Siempre que he venido no he podido dejar de pedir las gambas y el arroz, el del senyoret que Alguacil llama del Faralló, y el de pulpo y sepia. Secos, magníficos, en su punto perfecto de cocción y sabor limpio, con un producto de primerísima calidad y unos fondos profundos, pero no cargantes en exceso. No hace falta añadir ningún alioli potenciador. Esa salsa la devoras con el pan mientras esperas al festín.
Pero la carta guarda muchísimas más cosas, todas basadas en productos estrella y en una cocina sencilla que se remata con su aceite, picual pero no intenso, elegante, sin perturbar el sabor original de los frutos del mar.
Los sepionets a la plancha, las modestas clotxinas al vapor, la ligera fritura de las puntillas (con una delicada mayonesa), el hígado de rape que aquí llaman el foie del mar, en fin, constituyen todo un opíparo festival para el paladar. Pero las cosas pueden ir a mayores si le echan coraje y ambición. Alguacil, por ejemplo, siempre conserva en el acuario zapatas o zapatillas de mar (también llamadas cigarras o cigalas de fuerza o reales), un crustáceo endémico de concha dura y rugosa que parece extraído de la era de los dinosaurios, pero que se alimenta de suculentos banquetes marinos a base de navajas, lapas, erizos, caracoles de mar… de todo lo que encuentra en los fondos rocosos donde suele habitar.
Sinceramente habría que vedar la pesca de la zapata marina para evitar su extinción, pero mientras tengan la posibilidad de probarla, no lo duden: abierta en dos y a la plancha, más el aceitito andaluz, y no hay color, es mucho más sabrosa, más dúctil y agradable que la langosta.

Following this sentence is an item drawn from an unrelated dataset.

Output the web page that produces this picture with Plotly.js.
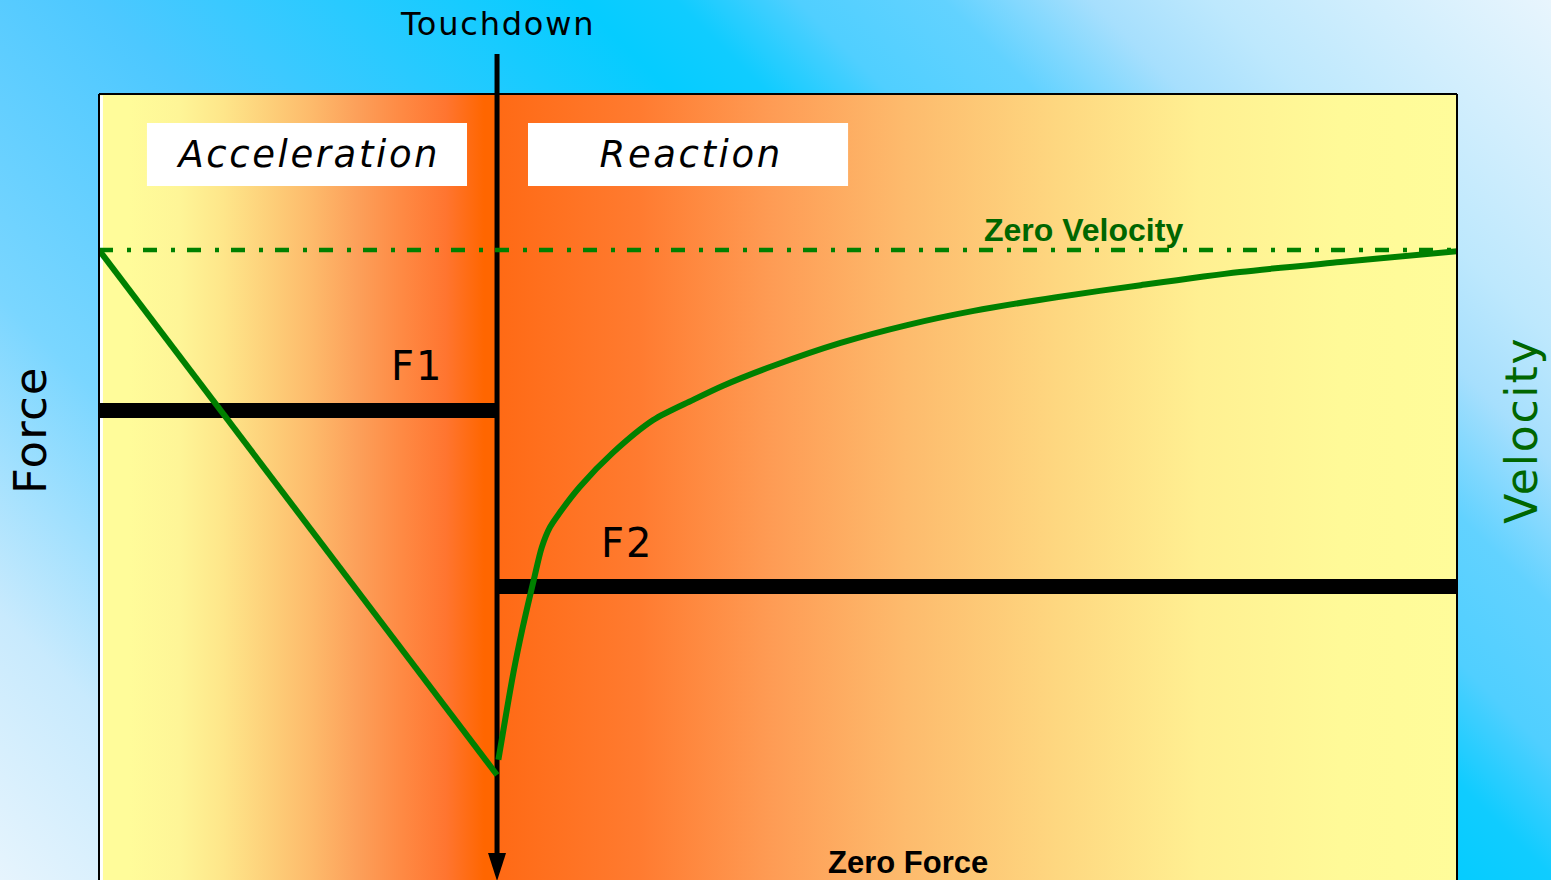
<!DOCTYPE html>
<html>
<head>
<meta charset="utf-8">
<script src="https://cdn.plot.ly/plotly-3.0.1.min.js"></script>
<style>
html, body { margin:0; padding:0; width:1551px; height:880px; overflow:hidden; }
body {
  background: linear-gradient(45deg, #e6f4fd 0%, #c8eafd 11%, #7ad6ff 24%, #4dc8ff 40%, #05ccff 60%, #10ccff 64%, #50cfff 69%, #62d2ff 75%, #a6dffd 81%, #bde8fd 86%, #e8f5fd 100%);
}
#plotbg {
  position:absolute; left:99px; top:94px; width:1358px; height:786px;
  background: linear-gradient(to right,
    #fffc9a 0px, #fffc9a 30px, #fef597 80px, #fee68a 124px, #fdd07a 169px, #fdba6b 213px,
    #fca05a 258px, #fe8a44 302px, #ff7530 347px, #ff6600 385px, #ff6600 397px,
    #ff6a15 398px, #ff7b30 541px, #fe9c55 674px, #fdbb6d 808px, #fed780 958px,
    #fff092 1101px, #fffa98 1241px, #fffc9a 1358px);
}
#chart { position:absolute; left:0; top:0; width:1551px; height:880px; }
g.annotation[data-index="0"] text { letter-spacing:1.8px; }
g.annotation[data-index="1"] text { letter-spacing:2.6px; }
g.annotation[data-index="2"] text { letter-spacing:2.6px; }
g.annotation[data-index="3"] text { letter-spacing:2px; }
g.annotation[data-index="4"] text { letter-spacing:2px; }
g.annotation[data-index="5"] text { letter-spacing:1.2px; }
g.annotation[data-index="6"] text { letter-spacing:1.8px; }
</style>
</head>
<body>
<div id="plotbg"></div>
<div id="chart"></div>
<script>
// ---- data (time: units relative to touchdown; force & velocity in arbitrary units) ----
const touchdownTime = 0;
const timeAccel = [-2.931, 0];
const velAccel  = [0, -10];
const timeReact = [0.01, 0.12, 0.19, 0.27, 0.33, 0.39, 0.46, 0.61, 0.85, 1.15, 1.44, 1.66, 2.03, 2.53, 3.02, 3.51, 4.12, 4.74, 5.47, 6.21, 7.08];
const velReact  = [-9.71, -8.06, -7.18, -6.29, -5.66, -5.28, -5.01, -4.51, -3.87, -3.24, -2.86, -2.59, -2.21, -1.77, -1.43, -1.16, -0.90, -0.67, -0.42, -0.23, -0.02];
const forceTime1 = [-2.931, 0];
const force1     = [6, 6];
const forceTime2 = [0, 7.09];
const force2     = [3.75, 3.75];
const zeroVelTime = [-2.931, 7.069];
const zeroVel     = [0, 0];
const phaseLabels = ['Acceleration', 'Reaction'];
const forceLabels = ['F1', 'F2'];
const axisLabels  = ['Force', 'Velocity'];
const refLabels   = ['Touchdown', 'Zero Velocity', 'Zero Force'];

const GREEN = '#008000';
const DARKGREEN = '#006600';
const FONT = 'DejaVu Sans, Verdana, sans-serif';
const BOLD = 'Liberation Sans, Arial, sans-serif';

const traces = [
  {x: forceTime1, y: force1, mode:'lines', line:{color:'#000', width:15}, yaxis:'y', hoverinfo:'skip'},
  {x: forceTime2, y: force2, mode:'lines', line:{color:'#000', width:15}, yaxis:'y', hoverinfo:'skip'},
  {x: zeroVelTime, y: zeroVel, mode:'lines', line:{color:GREEN, width:4.5, dash:'14px,14px,4px,12px'}, yaxis:'y2', hoverinfo:'skip'},
  {x: timeAccel, y: velAccel, mode:'lines', line:{color:GREEN, width:6}, yaxis:'y2', hoverinfo:'skip'},
  {x: timeReact, y: velReact, mode:'lines', line:{color:GREEN, width:6, shape:'spline', smoothing:0.8}, yaxis:'y2', hoverinfo:'skip'}
];

const layout = {
  width:1551, height:880,
  margin:{l:99, r:94, t:94, b:0, pad:0},
  paper_bgcolor:'rgba(0,0,0,0)',
  plot_bgcolor:'rgba(0,0,0,0)',
  showlegend:false,
  xaxis:{range:[-2.931, 7.069], visible:false, fixedrange:true},
  yaxis:{range:[0, 10.045], visible:false, fixedrange:true},
  yaxis2:{range:[-12, 2.971], overlaying:'y', side:'right', visible:false, fixedrange:true},
  shapes:[
    {type:'rect', xref:'paper', yref:'paper', x0:0.0353, x1:0.2710, y0:0.8830, y1:0.9631, fillcolor:'#ffffff', line:{width:0}, layer:'below'},
    {type:'rect', xref:'paper', yref:'paper', x0:0.3159, x1:0.5516, y0:0.8830, y1:0.9631, fillcolor:'#ffffff', line:{width:0}, layer:'below'},
    {type:'line', xref:'x', yref:'paper', x0:touchdownTime, x1:touchdownTime, y0:0.03, y1:1.0509, line:{color:'#000', width:5}, layer:'below'},
    {type:'path', xref:'x', yref:'paper', xsizemode:'pixel', ysizemode:'pixel', xanchor:touchdownTime, yanchor:0,
      path:'M-9,27 L9,27 L0,-1 Z', fillcolor:'#000', line:{width:0}, layer:'below'},
    {type:'line', xref:'paper', yref:'paper', x0:0.0018, x1:0.0018, y0:0, y1:0.998, line:{color:'#ffffff', width:3}, layer:'below'},
    {type:'line', xref:'paper', yref:'paper', x0:0, x1:0, y0:0, y1:1, line:{color:'#000', width:2}},
    {type:'line', xref:'paper', yref:'paper', x0:0, x1:1, y0:1, y1:1, line:{color:'#000', width:2}},
    {type:'line', xref:'paper', yref:'paper', x0:1, x1:1, y0:0, y1:1, line:{color:'#000', width:2}}
  ],
  annotations:[
    {text:refLabels[0], xref:'paper', yref:'paper', x:0.2938, y:1.0885, showarrow:false, xanchor:'center', yanchor:'middle',
      font:{family:FONT, size:32, color:'#000'}},
    {text:phaseLabels[0], xref:'paper', yref:'paper', x:0.1546, y:0.9230, showarrow:false, xanchor:'center', yanchor:'middle',
      font:{family:FONT, size:37, color:'#000', style:'italic'}},
    {text:phaseLabels[1], xref:'paper', yref:'paper', x:0.4359, y:0.9230, showarrow:false, xanchor:'center', yanchor:'middle',
      font:{family:FONT, size:37, color:'#000', style:'italic'}},
    {text:forceLabels[0], xref:'paper', yref:'paper', x:0.2342, y:0.6540, showarrow:false, xanchor:'center', yanchor:'middle',
      font:{family:FONT, size:40, color:'#000'}},
    {text:forceLabels[1], xref:'paper', yref:'paper', x:0.3888, y:0.4290, showarrow:false, xanchor:'center', yanchor:'middle',
      font:{family:FONT, size:40, color:'#000'}},
    {text:axisLabels[0], xref:'paper', yref:'paper', x:-0.0508, y:0.5725, showarrow:false, xanchor:'center', yanchor:'middle', textangle:-90,
      font:{family:FONT, size:45, color:'#000'}},
    {text:axisLabels[1], xref:'paper', yref:'paper', x:1.0475, y:0.5725, showarrow:false, xanchor:'center', yanchor:'middle', textangle:-90,
      font:{family:FONT, size:44, color:DARKGREEN}},
    {text:refLabels[1], xref:'paper', yref:'paper', x:0.7246, y:0.8276, showarrow:false, xanchor:'center', yanchor:'middle',
      font:{family:BOLD, size:32, color:DARKGREEN, weight:'bold'}},
    {text:refLabels[2], xref:'paper', yref:'paper', x:0.5957, y:0.0225, showarrow:false, xanchor:'center', yanchor:'middle',
      font:{family:BOLD, size:31, color:'#000', weight:'bold'}}
  ]
};

Plotly.newPlot('chart', traces, layout, {staticPlot:true, displayModeBar:false});
</script>
</body>
</html>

Un extraordinario bocado.
Pero aquí no acaba la fiesta. En El Faralló también sirven pescados de primera. Por ejemplo, unas palayas peludas que solo encontrarán en este lugar (no tan suaves como las pequeñas, pero son rarezas), unos lenguados que ni en Francia y, en especial, los mejores gallos sanpedros que se puedan comer a día de hoy, fresquísimos y, si las hay, con sus huevas, un manjar también exquisito y poco frecuente, con una textura inigualable, blandita pero tersa, con cientos de bolitas semicrujientes. En su justa plancha son deliciosas, más suntuosas que las de merluza o mero. Y su precio no tiene nada que ver con las del sobrevalorado esturión.
Los postres también han mejorado lo suyo, con sorbetes exóticos como el de jengibre (muy saludable), o un buen milhojas y una perfecta crème brûlée (la hermana vainilla de la catalana). De la bodega, en cambio, no les puedo hablar porque me niego a comentar nada de vinos no teniendo una idea cabal del tema. Pregunten a otros que se aficionan a la enología.
La gran noticia del Faralló, sin embargo, es la incorporación de toda la saga familiar al negocio. El mayor Javier (arquitecto) ayuda cocinando arroces junto a su madre durante los fines de semana del verano que es cuando el restaurante siempre está completo. El mediano, Alejandro, se ha incorporado dinamizando la sala con su desparpajo. El pequeño, Sergio, con apenas veinticinco años, ha decidido ser chef. Quiere aprender y lo hace. Ha estado en un largo stage en el Celler de Can Roca, e introduce pequeños detalles en la carta, como una soberbia ensaladilla rusa casi artesanal: corta en trocitos minúsculos la patata con un poco de zanahoria, mayonesa suave y ligeros toques de tirabeque en crudo, más dos o tres cuerpos de gambas de calibre pequeño y sus cabezas decorando el platillo. Una de las mejores rusas que hemos probado en los últimos tiempos gracias a esa delicatesen de los pequeños cubitos de patata…
Lo voy a escribir en serio y para que todos se enteren. El Faralló ha alcanzado un nivel de excelencia en la cocina de producto impensable hace unos años. Ahora que los chefs del mundo se entusiasman con asadores como Etxebarri (4º mejor del mundo) o Elkano (22 del mundo), este restaurante que se anuncia con la sencillez “de la cocina dianense” merece considerarse como un grande. Merece estrellas michelines y repsoles, merece estar en el santuario de los mejores, porque comer aquí, aunque estemos a dos pasos del mar, es como comer en el cielo. Su cocina es respetuosa y sabe sacar al mejor producto todo su potencial. Con los fuegos y las planchas abasteciendo del orden de setenta a ochenta comensales los servicios que completan su aforo. No es sencillo. Y si los inspectores y críticos no lo ven es que la creatividad de la alta cocina les ha fundido las neuronas. Si El Faralló estuviera en Marsella, en Saint Tropez o Cannes, por ejemplo, hace tiempo que le habrían distinguido con la medalla de la república gastronómica francesa.